The difference is that God has designed the human heart and its emotional life not to be pragmatic. That is, when our emotions come into being authentically, they’re not a means to an end. What marks an emotion as artificial is that it looks like it’s trying to sell you something. Artificial emotions are manipulative. They’re not spontaneously an end in themselves. They want to get something or make something happen.

If you get a gift that you really wanted for years, thankfulness rises up spontaneously in your heart. It might burst out in some words of gratitude or spill over in some other way. But there is one thing it’s not. It’s not calculating. It’s not pragmatic. It’s not thinking, “Well, if I feel this thankfulness strong enough, then they might give me some more.” That’s not thankfulness. That’s fake. That’s AE. We all know it’s fake because genuine emotions are not pragmatic. They’re not manipulative. They’re not a means to an end. They are genuine ends.
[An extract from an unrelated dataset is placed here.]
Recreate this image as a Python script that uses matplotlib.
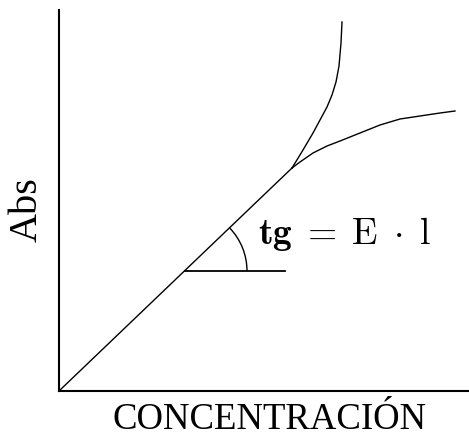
import matplotlib
matplotlib.use("Agg")
import matplotlib.pyplot as plt
from matplotlib.patches import Arc

plt.rcParams["mathtext.fontset"] = "cm"

# Data (arbitrary units)
lin_x = [0, 233]
lin_y = [0, 223]
up_x = [233, 244, 254, 261, 268, 273, 277, 280, 282, 283]
up_y = [223, 241, 258, 271, 284, 296, 309, 325, 348, 369]
low_x = [233, 241, 254, 268, 281, 291, 301, 321, 341, 361, 381, 396]
low_y = [223, 229, 238, 245, 250, 254, 258, 266, 272, 275, 278, 280]
hor_x = [126, 226]
hor_y = [120, 120]
arc_center = (126, 120)
arc_radius = 62
arc_angle = 43.8

W, H = 469, 438
fig = plt.figure(figsize=(W / 100, H / 100), dpi=100)
ax = fig.add_axes([59 / W, (H - 391) / H, (W - 59) / W, (391 - 10) / H])
ax.set_xlim(0, 410)
ax.set_ylim(0, 381)
for s in ["top", "right"]:
    ax.spines[s].set_visible(False)
for s in ["left", "bottom"]:
    ax.spines[s].set_linewidth(1.5)
    ax.spines[s].set_color("black")
ax.set_xticks([])
ax.set_yticks([])

lw = 1.0
ax.plot(lin_x, lin_y, color="black", lw=lw, clip_on=False, solid_joinstyle="round")
ax.plot(up_x, up_y, color="black", lw=lw, clip_on=False, solid_joinstyle="round")
ax.plot(low_x, low_y, color="black", lw=lw, clip_on=False, solid_joinstyle="round")
ax.plot(hor_x, hor_y, color="black", lw=1.3)
ax.add_patch(Arc(arc_center, 2 * arc_radius, 2 * arc_radius, theta1=0, theta2=arc_angle,
                 color="black", lw=1.0))

ax.text(199, 147, r"$\mathbf{tg}\;=\;\mathrm{E}\;\cdot\;\mathrm{l}$", fontsize=27,
        va="baseline", ha="left")

serif = "Liberation Serif"
fig.text(27.5 / W, 1 - 210 / H, "Abs", rotation=90, fontsize=29, family=serif,
         ha="center", va="center")
fig.text(270 / W, 1 / H, "CONCENTRACIÓN", fontsize=26.5, family=serif,
         ha="center", va="bottom")

fig.savefig("out.png", dpi=100)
Wonder Is Our Proper Tribute

This means that, in God’s design, human emotion is perfectly suited as the heart of why God created the universe — namely, worship. Because worship is not pragmatic. It is not a means to an end. It is the point at which God is rightly shown to be the great, beautiful, infinitely valuable God that he is. And we all know intuitively that beauty and greatness and worth are not adequately glorified by being accurately described.

If you stand before Mount Elbert in Colorado, and your brain goes to work with your pad of paper, and you say, “14,439 feet tall, highest peak in the Rockies, snow-covered eight months of the year,” and you hold up your pad and say, “My tribute,” you’re not a worshiper. You’re a computer. Only when those “doctrines” written on that piece of paper produce the heartfelt delight of awe and wonder and amazement do you become a worshiper, and the mountain receives its proper tribute. Doctrine is the servant. Delight is the goal.

The aim of the conference is that the sword of the Spirit, the word of God, would pierce through every obstacle and become the invigorating power of all our worship. No biblical truth, no biblical affections. No biblical propositions, no biblical passions. No biblical doctrine, no biblical delight. But where the word of God is sung — full of biblical truth, full of biblical propositions, full of biblical doctrine — the Son of God will be savored as an infinitely glorious end in himself.